Lo studio dei rapporti tra Italia e Svizzera nel corso dei secoli fornisce a Romano la base per un’osservazione in prospettiva futura. «Il periodo di maggiore interazione tra Milano e il Ticino corrisponde al Risorgimento, ovvero un’epoca in cui i ticinesi si sentivano perfettamente svizzeri e senza il benché minimo interesse di unirsi all’Italia».

Ciononostante, continua, «vi era fino alla prima metà dell’Ottocento una notevole amicizia, basata su affinità culturali e sulla difesa dei principi comuni di democrazia e solidarietà, molto sentiti nella Lombardia sotto la dominazione austriaca».

È quindi importante, conclude il professore, «che – pur restando ovviamente cosciente della proprie specificità – il Ticino non dimentichi che la sua cultura di riferimento è quella italiana: ne va anche del suo peso all’interno della Confederazione. Le affinità tra queste due realtà sono pure fondamentali in vista degli importanti appuntamenti futuri come Expo 2015 e l’apertura della nuova galleria stradale del San Gottardo».

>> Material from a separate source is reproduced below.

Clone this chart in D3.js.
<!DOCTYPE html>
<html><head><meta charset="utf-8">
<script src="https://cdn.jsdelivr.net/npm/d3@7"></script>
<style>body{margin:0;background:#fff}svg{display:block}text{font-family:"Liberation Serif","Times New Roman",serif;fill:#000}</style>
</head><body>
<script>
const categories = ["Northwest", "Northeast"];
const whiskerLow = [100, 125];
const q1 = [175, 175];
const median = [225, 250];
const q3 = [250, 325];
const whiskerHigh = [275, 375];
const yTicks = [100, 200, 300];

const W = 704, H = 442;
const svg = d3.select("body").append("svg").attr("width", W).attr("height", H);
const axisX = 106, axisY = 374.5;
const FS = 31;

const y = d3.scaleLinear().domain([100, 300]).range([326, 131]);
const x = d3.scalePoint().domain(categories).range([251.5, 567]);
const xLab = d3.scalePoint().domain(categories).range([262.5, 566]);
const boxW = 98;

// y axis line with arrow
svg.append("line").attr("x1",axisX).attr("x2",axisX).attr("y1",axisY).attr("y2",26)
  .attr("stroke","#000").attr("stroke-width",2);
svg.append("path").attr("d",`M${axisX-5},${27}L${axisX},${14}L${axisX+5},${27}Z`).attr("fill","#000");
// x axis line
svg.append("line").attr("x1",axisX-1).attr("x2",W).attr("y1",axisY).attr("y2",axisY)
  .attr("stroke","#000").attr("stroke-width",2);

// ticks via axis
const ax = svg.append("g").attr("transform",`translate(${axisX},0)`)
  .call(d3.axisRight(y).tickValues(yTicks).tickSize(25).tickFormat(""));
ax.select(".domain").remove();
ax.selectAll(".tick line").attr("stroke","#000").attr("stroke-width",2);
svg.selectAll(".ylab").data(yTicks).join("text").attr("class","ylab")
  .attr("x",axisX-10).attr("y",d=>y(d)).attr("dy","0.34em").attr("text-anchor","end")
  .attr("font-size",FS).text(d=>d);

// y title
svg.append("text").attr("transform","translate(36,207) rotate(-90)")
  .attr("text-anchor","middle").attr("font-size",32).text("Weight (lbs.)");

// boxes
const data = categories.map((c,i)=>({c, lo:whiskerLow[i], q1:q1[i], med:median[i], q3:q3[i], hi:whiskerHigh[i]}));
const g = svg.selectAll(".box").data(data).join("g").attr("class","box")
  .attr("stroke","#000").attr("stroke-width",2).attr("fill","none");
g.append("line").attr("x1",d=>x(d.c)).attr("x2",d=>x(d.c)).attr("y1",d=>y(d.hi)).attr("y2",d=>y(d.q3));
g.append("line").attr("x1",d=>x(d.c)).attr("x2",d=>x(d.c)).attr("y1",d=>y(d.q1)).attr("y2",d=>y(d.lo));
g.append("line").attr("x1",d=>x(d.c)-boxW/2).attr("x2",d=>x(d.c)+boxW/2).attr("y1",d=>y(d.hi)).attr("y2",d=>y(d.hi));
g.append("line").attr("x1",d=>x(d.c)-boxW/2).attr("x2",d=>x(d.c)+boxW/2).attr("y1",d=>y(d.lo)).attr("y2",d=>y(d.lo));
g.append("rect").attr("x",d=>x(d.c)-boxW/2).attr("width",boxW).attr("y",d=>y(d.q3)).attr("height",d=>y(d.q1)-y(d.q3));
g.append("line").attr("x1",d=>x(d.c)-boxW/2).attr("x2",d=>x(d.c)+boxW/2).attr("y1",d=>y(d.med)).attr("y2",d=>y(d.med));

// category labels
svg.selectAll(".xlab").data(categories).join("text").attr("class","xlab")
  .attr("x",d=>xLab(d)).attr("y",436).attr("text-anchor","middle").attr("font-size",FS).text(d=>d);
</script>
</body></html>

Nato a Livorno nel 1950, si è laureato in lettere all’Università degli Studi di Milano nel 1974. Formatosi alla scuola di Franco Della Peruta e Bruno Caizzi, è diventato ricercatore confermato nel 1981 e in seguito professore di Storia dell’industria presso lo stesso ateneo.

Tra i primi in Italia ad occuparsi di storia d’impresa, in particolare industriale, è riuscito ad individuare ed utilizzare almeno una ventina di archivi d’impresa o familiari sino ad allora ignoti. Ha anche pubblicato un manuale di storia industriale ed economica per l’università. I suoi lavori sono apparsi sulle principali riviste storiche, oltre che negli Annali della Storia d’Italia (Einaudi).

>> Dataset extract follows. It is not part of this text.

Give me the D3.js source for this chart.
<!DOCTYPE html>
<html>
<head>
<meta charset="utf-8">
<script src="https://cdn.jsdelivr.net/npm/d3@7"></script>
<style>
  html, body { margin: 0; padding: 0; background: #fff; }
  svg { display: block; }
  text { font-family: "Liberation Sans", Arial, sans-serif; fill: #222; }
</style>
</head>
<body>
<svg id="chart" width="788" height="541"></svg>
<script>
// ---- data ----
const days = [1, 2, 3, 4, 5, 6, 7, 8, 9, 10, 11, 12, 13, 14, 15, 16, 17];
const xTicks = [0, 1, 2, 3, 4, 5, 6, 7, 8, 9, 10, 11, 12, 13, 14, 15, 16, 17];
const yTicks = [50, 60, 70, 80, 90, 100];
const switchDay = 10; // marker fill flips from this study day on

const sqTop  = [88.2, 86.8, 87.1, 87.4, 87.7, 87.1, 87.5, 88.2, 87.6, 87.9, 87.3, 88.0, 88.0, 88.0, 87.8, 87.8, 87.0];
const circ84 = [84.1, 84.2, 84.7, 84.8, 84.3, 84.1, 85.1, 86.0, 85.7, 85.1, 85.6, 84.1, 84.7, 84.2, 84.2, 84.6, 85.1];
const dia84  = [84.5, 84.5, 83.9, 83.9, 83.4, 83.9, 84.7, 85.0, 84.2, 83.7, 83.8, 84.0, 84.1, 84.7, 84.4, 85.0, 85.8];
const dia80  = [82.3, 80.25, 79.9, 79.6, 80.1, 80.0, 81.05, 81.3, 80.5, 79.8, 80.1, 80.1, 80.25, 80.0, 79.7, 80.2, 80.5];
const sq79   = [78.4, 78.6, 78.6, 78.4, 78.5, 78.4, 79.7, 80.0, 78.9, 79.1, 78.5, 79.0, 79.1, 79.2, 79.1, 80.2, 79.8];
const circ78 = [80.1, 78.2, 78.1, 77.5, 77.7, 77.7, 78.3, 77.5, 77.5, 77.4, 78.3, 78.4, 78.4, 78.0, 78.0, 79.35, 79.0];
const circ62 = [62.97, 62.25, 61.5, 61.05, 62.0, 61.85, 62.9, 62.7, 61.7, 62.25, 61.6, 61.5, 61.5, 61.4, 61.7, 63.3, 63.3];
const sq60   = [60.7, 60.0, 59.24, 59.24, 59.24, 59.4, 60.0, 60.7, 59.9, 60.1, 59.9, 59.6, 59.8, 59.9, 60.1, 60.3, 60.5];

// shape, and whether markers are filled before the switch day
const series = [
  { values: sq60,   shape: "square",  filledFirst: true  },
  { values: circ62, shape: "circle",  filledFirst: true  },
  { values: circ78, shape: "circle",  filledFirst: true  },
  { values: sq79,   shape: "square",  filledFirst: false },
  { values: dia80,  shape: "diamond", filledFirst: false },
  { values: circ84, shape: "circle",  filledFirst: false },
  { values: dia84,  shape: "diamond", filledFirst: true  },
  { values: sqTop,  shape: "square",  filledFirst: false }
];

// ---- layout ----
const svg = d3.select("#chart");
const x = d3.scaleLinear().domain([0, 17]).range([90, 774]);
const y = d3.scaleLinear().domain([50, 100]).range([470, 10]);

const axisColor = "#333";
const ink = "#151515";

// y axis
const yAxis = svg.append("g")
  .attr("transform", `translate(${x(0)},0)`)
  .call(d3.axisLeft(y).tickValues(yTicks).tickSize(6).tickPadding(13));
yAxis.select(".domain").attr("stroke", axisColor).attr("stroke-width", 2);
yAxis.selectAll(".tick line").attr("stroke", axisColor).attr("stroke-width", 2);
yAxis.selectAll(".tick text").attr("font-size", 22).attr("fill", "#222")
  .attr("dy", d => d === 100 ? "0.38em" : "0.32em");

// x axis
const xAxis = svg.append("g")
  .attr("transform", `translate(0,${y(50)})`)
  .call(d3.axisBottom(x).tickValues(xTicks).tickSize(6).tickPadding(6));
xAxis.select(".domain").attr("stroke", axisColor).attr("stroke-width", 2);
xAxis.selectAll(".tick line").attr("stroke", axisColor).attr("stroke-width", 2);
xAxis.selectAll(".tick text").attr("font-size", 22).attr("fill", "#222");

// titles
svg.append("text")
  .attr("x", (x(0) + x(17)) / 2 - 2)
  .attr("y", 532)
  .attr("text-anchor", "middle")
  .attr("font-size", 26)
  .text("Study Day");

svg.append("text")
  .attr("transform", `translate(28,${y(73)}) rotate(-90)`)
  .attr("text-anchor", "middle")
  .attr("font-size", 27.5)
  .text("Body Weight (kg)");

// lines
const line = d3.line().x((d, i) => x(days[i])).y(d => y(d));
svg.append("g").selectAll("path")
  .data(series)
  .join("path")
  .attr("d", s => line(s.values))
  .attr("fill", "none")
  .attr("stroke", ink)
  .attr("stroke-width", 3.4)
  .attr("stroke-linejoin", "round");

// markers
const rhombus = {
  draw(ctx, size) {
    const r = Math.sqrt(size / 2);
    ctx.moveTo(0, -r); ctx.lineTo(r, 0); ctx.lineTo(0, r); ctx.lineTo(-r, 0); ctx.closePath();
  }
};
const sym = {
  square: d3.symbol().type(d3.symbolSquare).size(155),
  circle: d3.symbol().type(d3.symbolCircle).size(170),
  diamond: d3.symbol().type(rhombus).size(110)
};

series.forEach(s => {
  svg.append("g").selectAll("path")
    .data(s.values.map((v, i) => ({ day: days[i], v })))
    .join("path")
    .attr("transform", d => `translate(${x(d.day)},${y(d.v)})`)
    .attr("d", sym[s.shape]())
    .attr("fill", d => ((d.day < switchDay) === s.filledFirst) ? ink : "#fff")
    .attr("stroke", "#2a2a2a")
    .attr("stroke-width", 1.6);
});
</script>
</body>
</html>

I suoi contributi alla storia economico-sociale hanno toccato vari altri temi: la formazione della classe operaia, le condizioni sanitarie nelle fabbriche, gli infortuni sul lavoro, il movimento cooperativo, gli spacci aziendali, la direzione tecnica delle imprese e il paternalismo degli imprenditori. È anche autore di diversi saggi sulla storia economica del Canton Ticino.